** Start **
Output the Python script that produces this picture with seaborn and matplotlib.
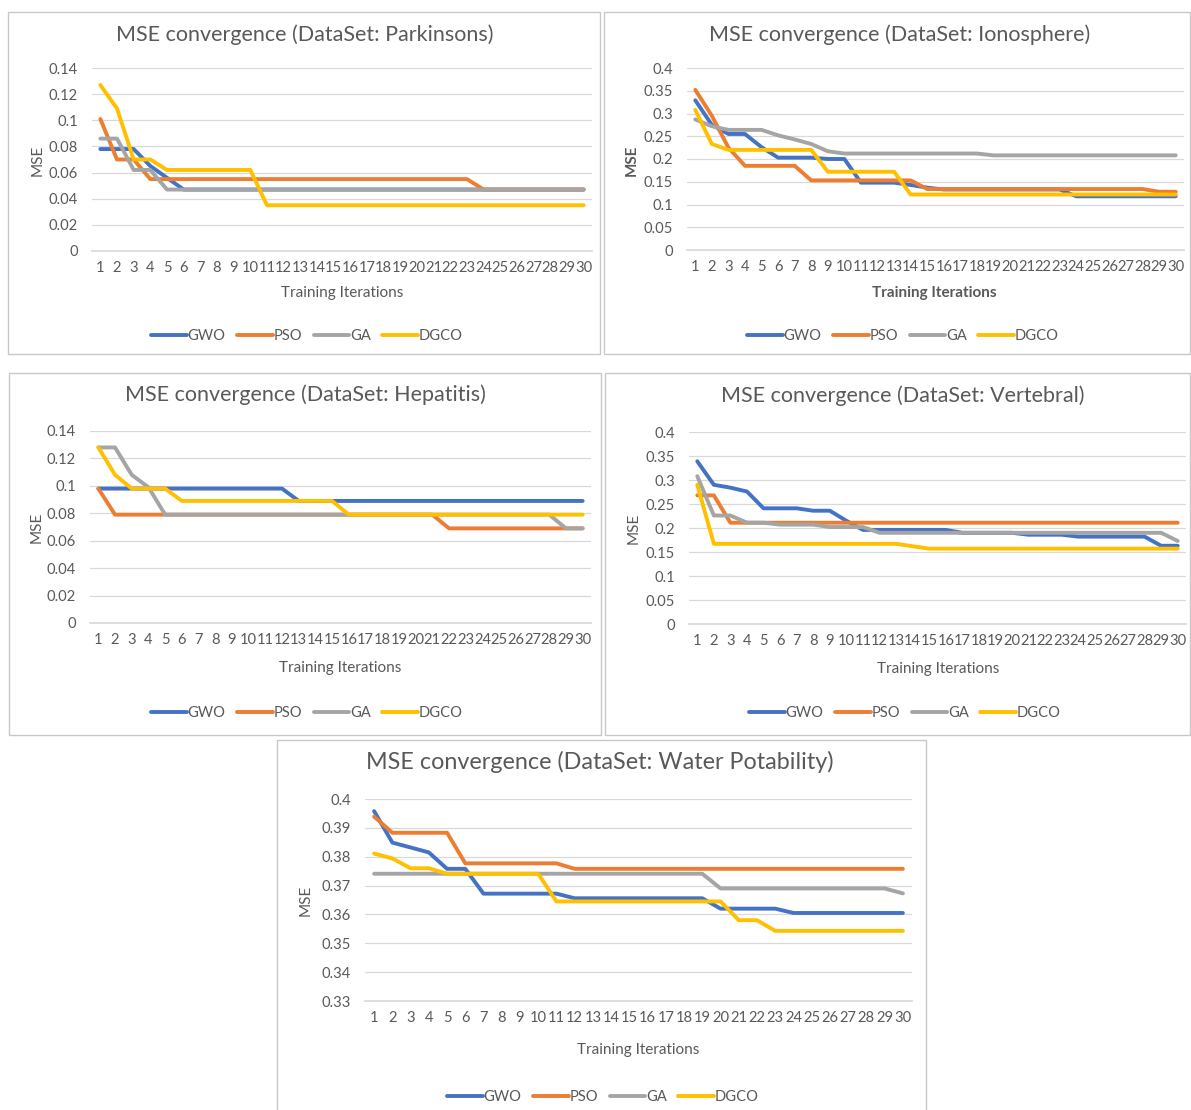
import matplotlib
matplotlib.use("Agg")
import matplotlib.pyplot as plt
from matplotlib.patches import Rectangle
import pandas as pd
import seaborn as sns

# ====================
# DATA
# ====================
iterations = list(range(1, 31))
algorithms = ["GWO", "PSO", "GA", "DGCO"]
colors = {"GWO": "#4472C4", "PSO": "#ED7D31", "GA": "#A5A5A5", "DGCO": "#FFC000"}

parkinsons_gwo = [0.078, 0.078, 0.078, 0.065, 0.056, 0.047, 0.047, 0.047, 0.047, 0.047,
                  0.047, 0.047, 0.047, 0.047, 0.047, 0.047, 0.047, 0.047, 0.047, 0.047,
                  0.047, 0.047, 0.047, 0.047, 0.047, 0.047, 0.047, 0.047, 0.047, 0.047]
parkinsons_pso = [0.101, 0.070, 0.070, 0.055, 0.055, 0.055, 0.055, 0.055, 0.055, 0.055,
                  0.055, 0.055, 0.055, 0.055, 0.055, 0.055, 0.055, 0.055, 0.055, 0.055,
                  0.055, 0.055, 0.055, 0.047, 0.047, 0.047, 0.047, 0.047, 0.047, 0.047]
parkinsons_ga = [0.086, 0.086, 0.062, 0.062, 0.047, 0.047, 0.047, 0.047, 0.047, 0.047,
                 0.047, 0.047, 0.047, 0.047, 0.047, 0.047, 0.047, 0.047, 0.047, 0.047,
                 0.047, 0.047, 0.047, 0.047, 0.047, 0.047, 0.047, 0.047, 0.047, 0.047]
parkinsons_dgco = [0.127, 0.109, 0.070, 0.070, 0.062, 0.062, 0.062, 0.062, 0.062, 0.062,
                   0.035, 0.035, 0.035, 0.035, 0.035, 0.035, 0.035, 0.035, 0.035, 0.035,
                   0.035, 0.035, 0.035, 0.035, 0.035, 0.035, 0.035, 0.035, 0.035, 0.035]

ionosphere_gwo = [0.329, 0.275, 0.255, 0.255, 0.226, 0.203, 0.203, 0.203, 0.200, 0.200,
                  0.148, 0.148, 0.148, 0.143, 0.137, 0.133, 0.133, 0.133, 0.133, 0.133,
                  0.133, 0.133, 0.133, 0.118, 0.118, 0.118, 0.118, 0.118, 0.118, 0.118]
ionosphere_pso = [0.352, 0.295, 0.225, 0.185, 0.185, 0.185, 0.185, 0.153, 0.153, 0.153,
                  0.153, 0.153, 0.153, 0.153, 0.134, 0.134, 0.134, 0.134, 0.134, 0.134,
                  0.134, 0.134, 0.134, 0.134, 0.134, 0.134, 0.134, 0.134, 0.128, 0.128]
ionosphere_ga = [0.287, 0.272, 0.264, 0.264, 0.264, 0.252, 0.243, 0.233, 0.217, 0.212,
                 0.212, 0.212, 0.212, 0.212, 0.212, 0.212, 0.212, 0.212, 0.208, 0.208,
                 0.208, 0.208, 0.208, 0.208, 0.208, 0.208, 0.208, 0.208, 0.208, 0.208]
ionosphere_dgco = [0.308, 0.233, 0.220, 0.220, 0.220, 0.220, 0.220, 0.220, 0.172, 0.172,
                   0.172, 0.172, 0.172, 0.122, 0.122, 0.122, 0.122, 0.122, 0.122, 0.122,
                   0.122, 0.122, 0.122, 0.122, 0.122, 0.122, 0.122, 0.122, 0.122, 0.122]

hepatitis_gwo = [0.098, 0.098, 0.098, 0.098, 0.098, 0.098, 0.098, 0.098, 0.098, 0.098,
                 0.098, 0.098, 0.089, 0.089, 0.089, 0.089, 0.089, 0.089, 0.089, 0.089,
                 0.089, 0.089, 0.089, 0.089, 0.089, 0.089, 0.089, 0.089, 0.089, 0.089]
hepatitis_pso = [0.098, 0.079, 0.079, 0.079, 0.079, 0.079, 0.079, 0.079, 0.079, 0.079,
                 0.079, 0.079, 0.079, 0.079, 0.079, 0.079, 0.079, 0.079, 0.079, 0.079,
                 0.079, 0.069, 0.069, 0.069, 0.069, 0.069, 0.069, 0.069, 0.069, 0.069]
hepatitis_ga = [0.128, 0.128, 0.108, 0.099, 0.079, 0.079, 0.079, 0.079, 0.079, 0.079,
                0.079, 0.079, 0.079, 0.079, 0.079, 0.079, 0.079, 0.079, 0.079, 0.079,
                0.079, 0.079, 0.079, 0.079, 0.079, 0.079, 0.079, 0.079, 0.069, 0.069]
hepatitis_dgco = [0.128, 0.108, 0.098, 0.098, 0.098, 0.089, 0.089, 0.089, 0.089, 0.089,
                  0.089, 0.089, 0.089, 0.089, 0.089, 0.079, 0.079, 0.079, 0.079, 0.079,
                  0.079, 0.079, 0.079, 0.079, 0.079, 0.079, 0.079, 0.079, 0.079, 0.079]

vertebral_gwo = [0.339, 0.290, 0.284, 0.276, 0.241, 0.241, 0.241, 0.236, 0.236, 0.215,
                 0.196, 0.196, 0.196, 0.196, 0.196, 0.196, 0.190, 0.190, 0.190, 0.190,
                 0.186, 0.186, 0.186, 0.182, 0.182, 0.182, 0.182, 0.182, 0.163, 0.163]
vertebral_pso = [0.268, 0.268, 0.211, 0.211, 0.211, 0.211, 0.211, 0.211, 0.211, 0.211,
                 0.211, 0.211, 0.211, 0.211, 0.211, 0.211, 0.211, 0.211, 0.211, 0.211,
                 0.211, 0.211, 0.211, 0.211, 0.211, 0.211, 0.211, 0.211, 0.211, 0.211]
vertebral_ga = [0.308, 0.226, 0.226, 0.211, 0.211, 0.207, 0.207, 0.207, 0.202, 0.202,
                0.202, 0.190, 0.190, 0.190, 0.190, 0.190, 0.190, 0.190, 0.190, 0.190,
                0.190, 0.190, 0.190, 0.190, 0.190, 0.190, 0.190, 0.190, 0.190, 0.173]
vertebral_dgco = [0.290, 0.167, 0.167, 0.167, 0.167, 0.167, 0.167, 0.167, 0.167, 0.167,
                  0.167, 0.167, 0.167, 0.162, 0.157, 0.157, 0.157, 0.157, 0.157, 0.157,
                  0.157, 0.157, 0.157, 0.157, 0.157, 0.157, 0.157, 0.157, 0.157, 0.157]

water_gwo = [0.3958, 0.3849, 0.3832, 0.3815, 0.3758, 0.3758, 0.3672, 0.3672, 0.3672, 0.3672,
             0.3672, 0.3656, 0.3656, 0.3656, 0.3656, 0.3656, 0.3656, 0.3656, 0.3656, 0.3620,
             0.3620, 0.3620, 0.3620, 0.3605, 0.3605, 0.3605, 0.3605, 0.3605, 0.3605, 0.3605]
water_pso = [0.3939, 0.3883, 0.3883, 0.3883, 0.3883, 0.3777, 0.3777, 0.3777, 0.3777, 0.3777,
             0.3777, 0.3758, 0.3758, 0.3758, 0.3758, 0.3758, 0.3758, 0.3758, 0.3758, 0.3758,
             0.3758, 0.3758, 0.3758, 0.3758, 0.3758, 0.3758, 0.3758, 0.3758, 0.3758, 0.3758]
water_ga = [0.3741, 0.3741, 0.3741, 0.3741, 0.3741, 0.3741, 0.3741, 0.3741, 0.3741, 0.3741,
            0.3741, 0.3741, 0.3741, 0.3741, 0.3741, 0.3741, 0.3741, 0.3741, 0.3741, 0.3690,
            0.3690, 0.3690, 0.3690, 0.3690, 0.3690, 0.3690, 0.3690, 0.3690, 0.3690, 0.3673]
water_dgco = [0.3811, 0.3794, 0.3760, 0.3760, 0.3741, 0.3741, 0.3741, 0.3741, 0.3741, 0.3741,
              0.3645, 0.3645, 0.3645, 0.3645, 0.3645, 0.3645, 0.3645, 0.3645, 0.3645, 0.3645,
              0.3580, 0.3580, 0.3543, 0.3543, 0.3543, 0.3543, 0.3543, 0.3543, 0.3543, 0.3543]

ticks_small = [0, 0.02, 0.04, 0.06, 0.08, 0.1, 0.12, 0.14]
ticks_large = [0, 0.05, 0.1, 0.15, 0.2, 0.25, 0.3, 0.35, 0.4]
ticks_water = [0.33, 0.34, 0.35, 0.36, 0.37, 0.38, 0.39, 0.4]

# ====================
# STYLE
# ====================
sns.set_theme(style="white")
plt.rcParams["font.family"] = ["Lato", "DejaVu Sans"]
TXT = "#595959"
GRID = "#D9D9D9"

W, H = 1191, 1110
fig = plt.figure(figsize=(W / 100, H / 100), dpi=100)


def fbox(x0, y0, x1, y1):
    # pixel box (top-left origin) -> figure fraction [left, bottom, width, height]
    return [x0 / W, 1 - y1 / H, (x1 - x0) / W, (y1 - y0) / H]


def panel(frame, plot, title, title_xy, series, yticks, xlabel_xy, ylabel_xy,
          legend_xy, bold=False, title_size=15.5):
    b = fbox(*frame)
    fig.add_artist(Rectangle((b[0], b[1]), b[2], b[3], transform=fig.transFigure,
                             fill=False, edgecolor="#C8C8C8", lw=1.0))
    ax = fig.add_axes(fbox(*plot))
    df = pd.DataFrame({
        "Iteration": iterations * 4,
        "MSE": series[0] + series[1] + series[2] + series[3],
        "Algorithm": [a for a in algorithms for _ in iterations],
    })
    sns.lineplot(data=df, x="Iteration", y="MSE", hue="Algorithm", hue_order=algorithms,
                 palette=colors, linewidth=2.8, ax=ax, solid_joinstyle="round")
    handles, labels = ax.get_legend_handles_labels()
    ax.get_legend().remove()
    ax.set_xlim(0.5, 30.5)
    ax.set_ylim(yticks[0], yticks[-1])
    ax.set_xticks(iterations)
    ax.set_yticks(yticks)
    ax.set_yticklabels([f"{t:g}" for t in yticks])
    ax.grid(axis="y", color=GRID, lw=0.9)
    ax.set_axisbelow(True)
    for s in ["left", "right", "top"]:
        ax.spines[s].set_visible(False)
    ax.spines["bottom"].set_color(GRID)
    ax.tick_params(axis="x", length=0, colors=TXT, labelsize=10.6, pad=7)
    ax.tick_params(axis="y", length=0, colors=TXT, labelsize=10.6, pad=10)
    ax.set_xlabel("")
    ax.set_ylabel("")
    weight = "bold" if bold else "normal"
    fig.text(title_xy[0] / W, 1 - title_xy[1] / H, title, ha="center", va="center",
             fontsize=title_size, color=TXT)
    fig.text(xlabel_xy[0] / W, 1 - xlabel_xy[1] / H, "Training Iterations", ha="center",
             va="center", fontsize=11, color=TXT, fontweight=weight)
    fig.text(ylabel_xy[0] / W, 1 - ylabel_xy[1] / H, "MSE", ha="center", va="center",
             rotation=90, fontsize=11, color=TXT, fontweight=weight)
    leg = ax.legend(handles, labels, loc="center",
                    bbox_to_anchor=(legend_xy[0] / W, 1 - legend_xy[1] / H),
                    bbox_transform=fig.transFigure, ncol=4, frameon=False,
                    fontsize=10.6, handlelength=2.4, handletextpad=0.05, columnspacing=0.8)
    for t in leg.get_texts():
        t.set_color(TXT)
    return ax


panel((8, 12, 600, 354), (92, 68, 592, 251), "MSE convergence (DataSet: Parkinsons)", (305, 35),
      [parkinsons_gwo, parkinsons_pso, parkinsons_ga, parkinsons_dgco], ticks_small,
      (342, 293), (38, 160), (307, 336))

panel((604, 12, 1190, 354), (687, 68, 1184, 250), "MSE convergence (DataSet: Ionosphere)", (900, 35),
      [ionosphere_gwo, ionosphere_pso, ionosphere_ga, ionosphere_dgco], ticks_large,
      (934, 293), (632, 160), (903, 336), bold=True)

panel((9, 373, 601, 735), (90, 431, 591, 623), "MSE convergence (DataSet: Hepatitis)", (305, 395),
      [hepatitis_gwo, hepatitis_pso, hepatitis_ga, hepatitis_dgco], ticks_small,
      (340, 668), (37, 527), (307, 713))

panel((605, 373, 1190, 735), (689, 432, 1186, 624), "MSE convergence (DataSet: Vertebral)", (903, 396),
      [vertebral_gwo, vertebral_pso, vertebral_ga, vertebral_dgco], ticks_large,
      (938, 669), (634, 528), (905, 713))

panel((277, 740, 926, 1112), (365, 799, 912, 1001), "MSE convergence (DataSet: Water Potability)", (600, 762),
      [water_gwo, water_pso, water_ga, water_dgco], ticks_water,
      (638, 1050), (306, 900), (603, 1097), title_size=16.8)

fig.savefig("out.png", dpi=100, facecolor="white")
** End **
What this task involves: Look at the listing and set down only the lines from its start through the line with "import seaborn as sns", word for word and without pictures.

Finished exercise:
Output the Python script that produces this picture with seaborn and matplotlib.
import matplotlib
matplotlib.use("Agg")
import matplotlib.pyplot as plt
from matplotlib.patches import Rectangle
import pandas as pd
import seaborn as sns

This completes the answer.